Gerry Royce Blakes (born November 16, 1993) is an American professional basketball player for Sabah Baku of the Azerbaijan Basketball League. He played college basketball for Arizona State.

==Early life and high school==
Blakes was born and raised in Inglewood, California, and began high school at Leuzinger High School. At Leuzinger, Blakes was a teammate of future NBA point guard Delon Wright and came off the bench to help the Olympians win the California state championship in his junior season. He transferred to Morningside High School before his senior year.

==College career==
===San Bernardino Valley College===
Blakes played his first two seasons at San Bernardino Valley College and was named the Foothill Conference Most Valuable Player both years and the California Community College Athletic Association co-Player of the Year as a sophomore after averaging 23.7 points per game.

===Arizona State===
Blakes played his final two seasons for the Arizona State Sun Devils. In his first season at Arizona State, Blakes started all but one of the Sun Devils' games and was second on the team with 11.2 points per game. He played in 66 games (62 starts) and averaged 11.1 points, 4.8 rebounds, and 2.1 assists per game.

==Professional career==
===Enosis Neon Paralimni===
Blakes signed with Enosis Neon Paralimni B.C. of Cyprus Basketball Division A on October 12, 2016. He averaged 14.3 points, 6.2 rebounds (5th in the league), 3.1 assists and 1.5 steals over 20 games during the 2016–17 season.

===Norrköping Dolphins===
Blakes signed with the Norrköping Dolphins of the Swedish Basketligan on July 3, 2017. He averages 16.1 points, 7.5 rebounds, 3.0 assists and 1.1 steals in 40 games with Norrköping and was named Eurobasket.com All-Swedish Basketligan 1st Team.

===Pallacanestro Cantù===
Blakes signed with the Pallacanestro Cantù the Lega Basket Serie A (LBA) on July 16, 2018. Blakes averaged 12.3 points, 3.5 rebounds and 2.9 assists in 30 LBA games (seven starts) and 19.0 points, 3.8 rebounds, 4.8 assists, and 1.5 steals in four Champions League games.

===Oldenburg===
Blakes signed with EWE Baskets Oldenburg of the German Basketball Bundesliga (BBL) on June 20, 2019. Blakes averaged 10.4 points, 2.0 rebounds, 2.1 assists and 1.2 steals per game in nine BBL games and 12.3 points, 2.3 rebounds and 2.1 assists in ten EuroCup games before leaving the team in February 2020.

===Strasbourg===
Blakes signed with SIG Strasbourg of the French LNB Pro A on February 21, 2020. In one game, he had 16 points, 6 rebounds and an assist.

===Cholet Basket===
On July 24, 2020, he has signed with Brose Bamberg of the Basketball Bundesliga (BBL). On October 5, 2020, his contract with the team was terminated before playing in any competitive game. He signed with Cholet Basket of the LNB Pro A on October 29.

===Limoges CSP===
On August 2, 2021, Blakes signed with Limoges CSP.

===VEF Rīga===
On July 20, 2022, he has signed with VEF Rīga of the Latvian-Estonian Basketball League.

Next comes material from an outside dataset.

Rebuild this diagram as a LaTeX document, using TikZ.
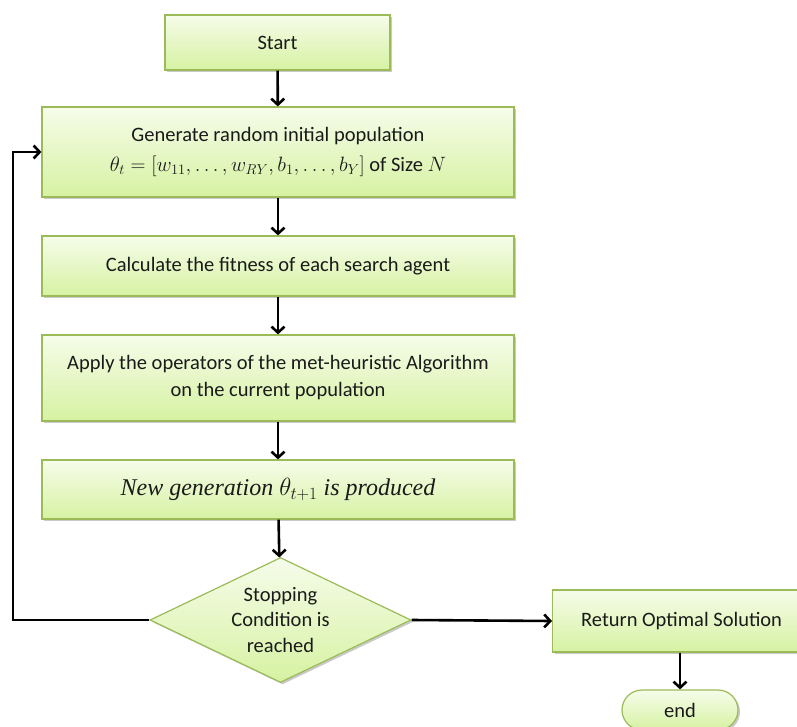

===Return to Cholet Basket===
On July 7, 2023, he signed with Cholet Basket of the French LNB Pro A for a second stint.

===Scafati Basket===
On February 2, 2024, he signed with Scafati Basket of the Lega Basket Serie A (LBA).

===Šiauliai===
On August 30, 2024, Blakes signed one–year contract with Šiauliai of the Lithuanian Basketball League (LKL).

===Hefei Storm===
On June 13, 2025, Blakes signed with Hefei Storm of the National Basketball League (China) (NBL).